- **Exercise data**:
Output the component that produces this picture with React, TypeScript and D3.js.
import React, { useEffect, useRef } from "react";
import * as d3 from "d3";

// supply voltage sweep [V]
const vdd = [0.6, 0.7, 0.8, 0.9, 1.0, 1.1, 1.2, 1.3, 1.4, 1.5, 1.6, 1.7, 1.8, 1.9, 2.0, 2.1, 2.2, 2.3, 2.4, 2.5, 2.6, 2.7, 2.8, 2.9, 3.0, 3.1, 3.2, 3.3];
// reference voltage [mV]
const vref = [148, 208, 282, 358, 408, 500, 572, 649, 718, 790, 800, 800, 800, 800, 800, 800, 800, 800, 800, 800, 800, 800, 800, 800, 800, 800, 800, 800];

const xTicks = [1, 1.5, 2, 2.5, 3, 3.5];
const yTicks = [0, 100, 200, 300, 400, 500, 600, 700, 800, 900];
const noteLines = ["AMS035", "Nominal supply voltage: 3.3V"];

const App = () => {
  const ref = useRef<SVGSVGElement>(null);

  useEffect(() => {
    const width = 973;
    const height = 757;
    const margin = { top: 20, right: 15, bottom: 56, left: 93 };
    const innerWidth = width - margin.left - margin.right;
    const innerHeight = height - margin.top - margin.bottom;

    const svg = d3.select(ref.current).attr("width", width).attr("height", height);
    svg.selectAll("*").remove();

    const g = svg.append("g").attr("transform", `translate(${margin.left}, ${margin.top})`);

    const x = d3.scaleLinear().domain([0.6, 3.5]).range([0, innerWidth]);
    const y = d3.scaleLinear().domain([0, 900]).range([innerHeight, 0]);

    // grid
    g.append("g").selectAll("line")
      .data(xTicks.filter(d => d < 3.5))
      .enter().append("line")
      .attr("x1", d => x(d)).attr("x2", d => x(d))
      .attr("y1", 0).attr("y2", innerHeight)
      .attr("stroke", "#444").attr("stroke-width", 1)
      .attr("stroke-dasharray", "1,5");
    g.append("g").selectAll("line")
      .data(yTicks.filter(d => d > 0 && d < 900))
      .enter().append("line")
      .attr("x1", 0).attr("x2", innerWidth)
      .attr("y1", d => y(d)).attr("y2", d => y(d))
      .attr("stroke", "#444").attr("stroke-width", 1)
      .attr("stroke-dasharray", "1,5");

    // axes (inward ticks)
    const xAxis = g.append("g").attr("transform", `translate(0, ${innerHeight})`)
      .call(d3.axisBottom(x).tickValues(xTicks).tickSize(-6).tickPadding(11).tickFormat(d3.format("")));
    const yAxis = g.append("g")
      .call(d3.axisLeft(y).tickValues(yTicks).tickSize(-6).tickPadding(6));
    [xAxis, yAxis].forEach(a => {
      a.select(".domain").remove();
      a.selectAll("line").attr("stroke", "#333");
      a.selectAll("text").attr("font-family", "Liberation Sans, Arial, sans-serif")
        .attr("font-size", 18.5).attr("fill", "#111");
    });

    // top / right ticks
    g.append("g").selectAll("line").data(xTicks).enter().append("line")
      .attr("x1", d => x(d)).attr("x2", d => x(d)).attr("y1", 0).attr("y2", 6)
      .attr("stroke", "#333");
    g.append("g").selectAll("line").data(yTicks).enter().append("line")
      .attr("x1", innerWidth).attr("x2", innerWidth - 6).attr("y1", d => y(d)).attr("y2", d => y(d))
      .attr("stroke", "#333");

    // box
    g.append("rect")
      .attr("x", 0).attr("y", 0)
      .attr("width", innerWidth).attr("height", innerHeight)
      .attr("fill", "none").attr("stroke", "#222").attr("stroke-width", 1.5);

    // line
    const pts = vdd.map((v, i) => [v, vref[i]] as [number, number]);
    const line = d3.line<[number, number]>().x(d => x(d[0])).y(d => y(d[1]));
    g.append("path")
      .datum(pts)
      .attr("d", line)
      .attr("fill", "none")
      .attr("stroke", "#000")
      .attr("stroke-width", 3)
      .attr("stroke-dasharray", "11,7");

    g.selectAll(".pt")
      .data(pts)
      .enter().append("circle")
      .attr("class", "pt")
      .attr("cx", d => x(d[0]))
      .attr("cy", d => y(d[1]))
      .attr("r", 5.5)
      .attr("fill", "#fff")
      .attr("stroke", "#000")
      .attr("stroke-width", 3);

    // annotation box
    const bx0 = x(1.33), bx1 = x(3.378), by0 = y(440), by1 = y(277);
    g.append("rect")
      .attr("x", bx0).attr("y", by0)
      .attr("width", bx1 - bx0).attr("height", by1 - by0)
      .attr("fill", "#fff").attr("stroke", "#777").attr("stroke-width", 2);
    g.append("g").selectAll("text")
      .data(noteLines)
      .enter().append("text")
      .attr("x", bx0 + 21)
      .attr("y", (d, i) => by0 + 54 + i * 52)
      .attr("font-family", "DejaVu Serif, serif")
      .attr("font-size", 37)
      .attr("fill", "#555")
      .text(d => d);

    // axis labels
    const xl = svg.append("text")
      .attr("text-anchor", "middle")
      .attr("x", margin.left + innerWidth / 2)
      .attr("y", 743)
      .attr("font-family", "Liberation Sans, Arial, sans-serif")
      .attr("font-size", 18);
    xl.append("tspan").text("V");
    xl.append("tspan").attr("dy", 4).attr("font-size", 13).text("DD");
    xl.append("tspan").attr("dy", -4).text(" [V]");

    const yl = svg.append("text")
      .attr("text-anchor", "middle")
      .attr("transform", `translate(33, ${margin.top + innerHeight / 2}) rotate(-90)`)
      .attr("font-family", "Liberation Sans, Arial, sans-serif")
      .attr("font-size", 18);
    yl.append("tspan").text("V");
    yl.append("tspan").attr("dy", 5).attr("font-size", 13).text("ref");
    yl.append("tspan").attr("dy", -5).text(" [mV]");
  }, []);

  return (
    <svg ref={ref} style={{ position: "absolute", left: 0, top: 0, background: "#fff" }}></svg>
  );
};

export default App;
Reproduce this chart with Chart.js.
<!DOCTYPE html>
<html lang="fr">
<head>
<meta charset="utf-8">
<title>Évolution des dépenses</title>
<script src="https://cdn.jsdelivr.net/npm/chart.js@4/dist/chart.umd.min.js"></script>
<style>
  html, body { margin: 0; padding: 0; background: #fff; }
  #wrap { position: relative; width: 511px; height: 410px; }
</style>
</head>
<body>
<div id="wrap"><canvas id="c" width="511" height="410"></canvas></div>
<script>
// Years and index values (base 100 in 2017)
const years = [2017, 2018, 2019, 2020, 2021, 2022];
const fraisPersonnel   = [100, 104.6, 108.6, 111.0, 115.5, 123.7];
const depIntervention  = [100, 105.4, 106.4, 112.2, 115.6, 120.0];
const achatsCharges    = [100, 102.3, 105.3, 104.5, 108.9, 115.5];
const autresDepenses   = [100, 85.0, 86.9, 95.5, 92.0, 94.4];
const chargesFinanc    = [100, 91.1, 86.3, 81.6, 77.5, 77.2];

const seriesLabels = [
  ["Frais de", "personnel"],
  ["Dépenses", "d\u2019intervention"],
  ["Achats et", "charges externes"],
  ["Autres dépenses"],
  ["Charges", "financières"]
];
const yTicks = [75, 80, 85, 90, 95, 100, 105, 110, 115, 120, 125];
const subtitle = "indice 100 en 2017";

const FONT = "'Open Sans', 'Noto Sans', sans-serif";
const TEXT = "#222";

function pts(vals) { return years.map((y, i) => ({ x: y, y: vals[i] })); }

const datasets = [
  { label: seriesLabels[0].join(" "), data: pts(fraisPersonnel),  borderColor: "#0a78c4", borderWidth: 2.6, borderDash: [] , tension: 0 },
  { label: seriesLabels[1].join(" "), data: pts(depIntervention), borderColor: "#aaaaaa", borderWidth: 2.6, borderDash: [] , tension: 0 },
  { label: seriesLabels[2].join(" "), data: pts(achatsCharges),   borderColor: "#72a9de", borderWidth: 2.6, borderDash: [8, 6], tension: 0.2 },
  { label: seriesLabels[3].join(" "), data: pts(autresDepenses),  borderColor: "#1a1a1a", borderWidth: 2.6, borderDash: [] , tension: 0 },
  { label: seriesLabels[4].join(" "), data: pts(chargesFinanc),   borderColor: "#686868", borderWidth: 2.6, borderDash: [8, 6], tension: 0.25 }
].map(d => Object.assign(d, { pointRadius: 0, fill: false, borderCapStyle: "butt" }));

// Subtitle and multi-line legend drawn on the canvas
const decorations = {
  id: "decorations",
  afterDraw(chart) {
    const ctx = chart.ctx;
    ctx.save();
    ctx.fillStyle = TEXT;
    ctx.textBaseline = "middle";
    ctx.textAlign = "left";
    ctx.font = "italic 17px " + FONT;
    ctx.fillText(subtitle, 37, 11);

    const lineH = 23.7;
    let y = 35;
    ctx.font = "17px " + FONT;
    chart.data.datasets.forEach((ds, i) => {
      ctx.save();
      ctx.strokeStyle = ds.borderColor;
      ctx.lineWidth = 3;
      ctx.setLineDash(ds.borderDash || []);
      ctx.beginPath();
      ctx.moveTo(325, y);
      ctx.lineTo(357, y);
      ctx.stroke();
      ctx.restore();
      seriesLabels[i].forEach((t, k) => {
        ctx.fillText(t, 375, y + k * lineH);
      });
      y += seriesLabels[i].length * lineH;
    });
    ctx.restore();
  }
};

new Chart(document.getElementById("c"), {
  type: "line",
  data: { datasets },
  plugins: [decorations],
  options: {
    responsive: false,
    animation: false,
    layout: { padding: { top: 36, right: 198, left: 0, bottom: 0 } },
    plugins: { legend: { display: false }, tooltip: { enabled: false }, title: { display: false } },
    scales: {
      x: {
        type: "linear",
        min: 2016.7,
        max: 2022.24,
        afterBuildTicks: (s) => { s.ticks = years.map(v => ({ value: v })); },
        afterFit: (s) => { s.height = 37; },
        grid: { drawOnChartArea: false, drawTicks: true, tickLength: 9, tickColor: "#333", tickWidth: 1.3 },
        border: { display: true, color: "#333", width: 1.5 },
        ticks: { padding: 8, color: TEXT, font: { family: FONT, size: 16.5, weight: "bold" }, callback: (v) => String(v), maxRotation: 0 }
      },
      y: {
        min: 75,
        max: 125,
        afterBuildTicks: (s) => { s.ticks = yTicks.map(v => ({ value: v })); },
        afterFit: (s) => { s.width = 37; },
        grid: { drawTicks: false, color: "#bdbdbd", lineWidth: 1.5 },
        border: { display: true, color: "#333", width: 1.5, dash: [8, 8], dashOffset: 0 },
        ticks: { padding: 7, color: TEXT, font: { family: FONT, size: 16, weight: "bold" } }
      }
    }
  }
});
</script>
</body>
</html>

- **Given task**: Start with the line that contains "Reproduce this chart with Chart.js." and end with the line that contains "return years.map((y, i)"; give those lines again exactly, and no others.

- **Answer to this task**:
Reproduce this chart with Chart.js.
<!DOCTYPE html>
<html lang="fr">
<head>
<meta charset="utf-8">
<title>Évolution des dépenses</title>
<script src="https://cdn.jsdelivr.net/npm/chart.js@4/dist/chart.umd.min.js"></script>
<style>
  html, body { margin: 0; padding: 0; background: #fff; }
  #wrap { position: relative; width: 511px; height: 410px; }
</style>
</head>
<body>
<div id="wrap"><canvas id="c" width="511" height="410"></canvas></div>
<script>
// Years and index values (base 100 in 2017)
const years = [2017, 2018, 2019, 2020, 2021, 2022];
const fraisPersonnel   = [100, 104.6, 108.6, 111.0, 115.5, 123.7];
const depIntervention  = [100, 105.4, 106.4, 112.2, 115.6, 120.0];
const achatsCharges    = [100, 102.3, 105.3, 104.5, 108.9, 115.5];
const autresDepenses   = [100, 85.0, 86.9, 95.5, 92.0, 94.4];
const chargesFinanc    = [100, 91.1, 86.3, 81.6, 77.5, 77.2];

const seriesLabels = [
  ["Frais de", "personnel"],
  ["Dépenses", "d\u2019intervention"],
  ["Achats et", "charges externes"],
  ["Autres dépenses"],
  ["Charges", "financières"]
];
const yTicks = [75, 80, 85, 90, 95, 100, 105, 110, 115, 120, 125];
const subtitle = "indice 100 en 2017";

const FONT = "'Open Sans', 'Noto Sans', sans-serif";
const TEXT = "#222";

function pts(vals) { return years.map((y, i) => ({ x: y, y: vals[i] })); }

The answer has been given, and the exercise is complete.